In amerikanischer, später englischer Gesellschaft war ich trotz vieler Entbehrungen überglücklich, dass Krieg und Blutvergießen ein Ende hatten und der Ausruf passte: „Hurra, wir leben noch!“ Von nun an machten sich in mir, als ich in der Gefangenschaft Zeit zum Nachdenken hatte, andere Sorgen breit: Haben auch die Eltern alles gut überstanden? Wo befinden sie sich? Wie sieht es in Mülheim aus?

Gleichzeitig wähnte ich mich mit schwer erklärbaren Gefühlen in einem tiefen schwarzen Loch. Ich konnte es nicht fassen, dass meine Ideale sich in Rauch und Asche aufgelöst und alles, was mir wert und heilig gewesen war, aus Lug und Trug bestanden hatte. Das NS-System hatte meine kindliche und jugendliche Gutgläubigkeit missbraucht und – was noch schlimmer war – Millionen von Menschen brutal dem Krieg geopfert.

Wie werden wir diesmal damit fertig, die Alleinschuld zu tragen?

Meine innere Zerrissenheit wurde noch dadurch gesteigert, als von den Alliierten behauptet wurde, dass das deutsche Volk nicht besiegt, sondern die übrige Welt vom Nationalsozialismus befreit worden war. Anfangs ging diese These nicht so recht in die Köpfe der deutschen Bevölkerung; dagegen sprachen einfach die vielen durch Bomben zerstörten Städte, darunter auch meine Heimatstadt Mülheim an der Ruhr, sowie die Rache der Rotarmisten an der deutschen Bevölkerung im Osten.

Nur langsam kam ich selbst zu der Erkenntnis, dass eine vom Volk gewählte Regierung auch d e s s e n Willen ausführen muss und nicht umgekehrt, kurz gesagt: Es ist das Mehrheitsprinzip, nach dem oftmals Entscheidungen getroffen werden: Bei Abstimmungen und Wahlen setzt sich der Wille der Mehrheit gegenüber dem Willen der Minderheit durch.

Derweil reifte in mir – inzwischen 18 Jahre alt geworden – der Entschluss, beim Aufklären und Umdenken der deutschen Jugend mitzuwirken. Eine Plattform dafür glaubte ich in der neugegründeten Deutschen Demokratischen Republik zu finden, die ich bei der Zusammenführung meiner Familie kennenlernte. Hier wurden inzwischen alle Nazis im Gegensatz zu Westdeutschland entmachtet und durch demokratische Kräfte ersetzt. Ich fasste die Gelegenheit beim Schopfe und sah im Lehrerberuf die beste Möglichkeit, bei Kindern und der heranwachsenden Jugend den Alltag mit demokratischen Lebensformen zu füllen und schon früh zu selbstständigem Denken anzuleiten.

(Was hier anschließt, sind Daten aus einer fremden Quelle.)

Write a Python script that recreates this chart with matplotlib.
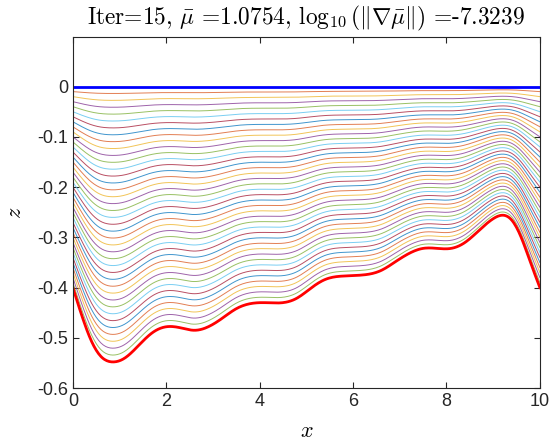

Allerdings wurde ich mit der Zeit auch von dem neuen SED-Staat maßlos enttäusch, der anfangs Demokratie predigte und sich später als Diktatur entwickelte. Auch hier erlebte ich Denunziantentum, Hetze, Willkür, Redeverbote, Linientreue, Kadavergehorsam usw., usw., alles mir bekannte Dinge, denen ich den Kampf angesagt hatte. Da ich meinem Vorsatz treu blieb, aus Fehlern der Vergangenheit zu lernen, mich für ein demokratisches Deutschland einzusetzen, geriet ich als gebürtiger Westdeutscher immer mehr ins Visier der Stasi, die ein anderes Demokratieverständnis als ich an den Tag legte. Ich flüchtete in einer Nacht- und Nebelaktion aus dem sog. Arbeiter- und Bauernstaat in die Bundesrepublik Deutschland.

Wenn ich nun aus meinem 90 Jahre alten Leben Schlüsse ziehen und Erkenntnisse benennen will, so fallen mir dazu ganz simple, aber m. E. nach erstrebenswerte Dinge ein:

  • Unterstütze alle Möglichkeiten, wenn sie dem Frieden dienen.
  • Sei wachsam, und lasse dich nicht für dumm verkaufen.
  • Wehre dich gegen Einschränkungen im gerechten Handeln, Denken und Reden.
  • Habe Mut, gegen den Strom zu schwimmen.
  • Höre dir gute Vorschläge an, gleichwohl aus welcher Richtung sie kommen. Diskutiere darüber; und wenn sie unserer Bundesrepublik nützlich sind, unterstütze ihre Verwirklichung.